Meta to fast-track release of supercomputer in first half of 2022
Meta, formerly Facebook, said it could be well ahead of competitors when it completes the building of the first artificial intelligence-based supercomputer in the first half of 2022.
The company’s AI Research SuperCluster (RSC) is touted among the fastest AI supercomputers running today and will be the fastest AI supercomputer when it is fully completed in mid-2022.
Supercomputers that are capable of performing quadrillions (the number represented as one followed by 15 zeros) of calculations per second are central in the global technology and information race – one that is particularly fierce between China and the United States.
While a typical computer may have one central processing unit (CPU) with one to 16 cores – individual processing units – a supercomputer can contain thousands or even millions of cores, each allowing them to execute very specialised computer operations.
The Fugaku supercomputer located at RIKEN Centre for Computational Science in Kobe, Japan is projected as the world’s fastest supercomputer, according to Top50 which ranks computers around the world. However, Meta sees its AI supercomputer as being capable of carrying out operations never before done by any supercomputer.
The company says its researchers have started using RSC to train large models in natural language processing (NLP) and computer vision for research, with the aim of one-day training models with trillions of parameters.
“RSC will help Meta’s AI researchers build new and better AI models that can learn from trillions of examples; work across hundreds of different languages; seamlessly analyze text, images, and video together; develop new augmented reality tools; and much more. Our researchers will be able to train the largest models needed to develop advanced AI for computer vision, NLP, speech recognition, and more,” Meta noted in a statement.
The company’s quest for an AI supercomputer began in 2013 with the creation of the Facebook AI Research lab. AI supercomputers are built by combining multiple GPUs into compute nodes, which are then connected by a high-performance network fabric to allow fast communication between those GPUs.
The lab has made significant strides in AI thanks to our leadership in a number of areas, including self-supervised learning, where algorithms can learn from vast numbers of unlabeled examples, and transformers, which allow AI models to reason more effectively to focus on certain areas of their input.
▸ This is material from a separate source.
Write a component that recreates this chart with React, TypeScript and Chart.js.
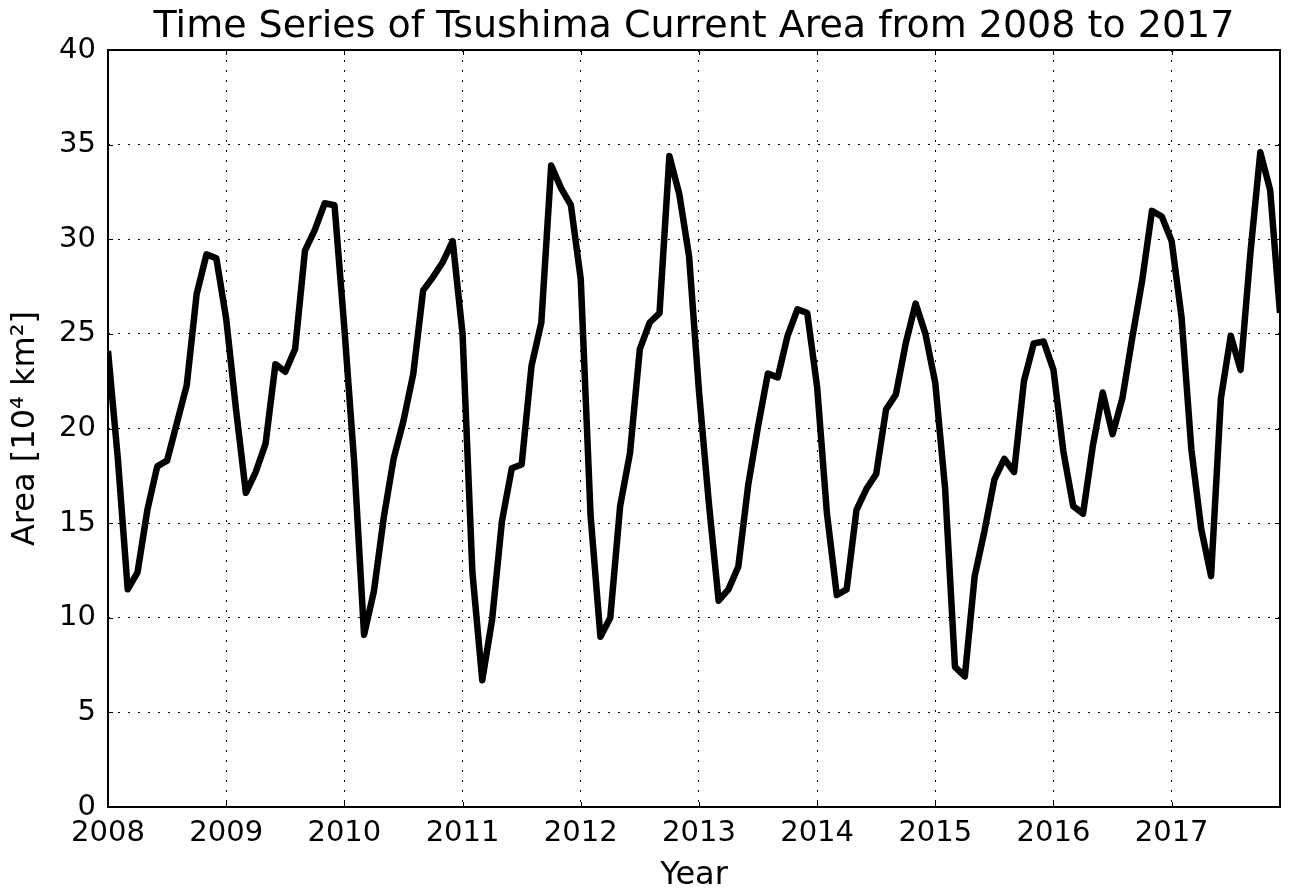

To fully realize the benefits of self -supervised learning and transformer-based models, various domains, whether vision, speech, language, or for critical use cases like identifying harmful content, will require training increasingly large, complex, and adaptable models. Computer vision, for example, needs to process larger, longer videos with higher data sampling rates. Speech recognition needs to work well even in challenging scenarios with lots of background noise, such as parties or concerts. NLP needs to understand more languages, dialects, and accents. And advances in other areas, including robotics, embodied AI, and multimodal AI will help people accomplish useful tasks in the real world.
High-performance computing infrastructure is a critical component in training such large models, and Meta’s AI research team has been building these high-powered systems for many years. The first generation of this infrastructure, designed in 2017, has 22,000 NVIDIA V100 Tensor Core GPUs in a single cluster that performs 35,000 training jobs a day. Up until now, this infrastructure has set the bar for Meta’s researchers in terms of its performance, reliability, and productivity.
“We hope RSC will help us build entirely new AI systems that can, for example, power real-time voice translations to large groups of people, each speaking a different language, so they can seamlessly collaborate on a research project or play an AR game together. Ultimately, the work done with RSC will pave the way toward building technologies for the next major computing platform — the metaverse, where AI-driven applications and products will play an important role,” the company noted.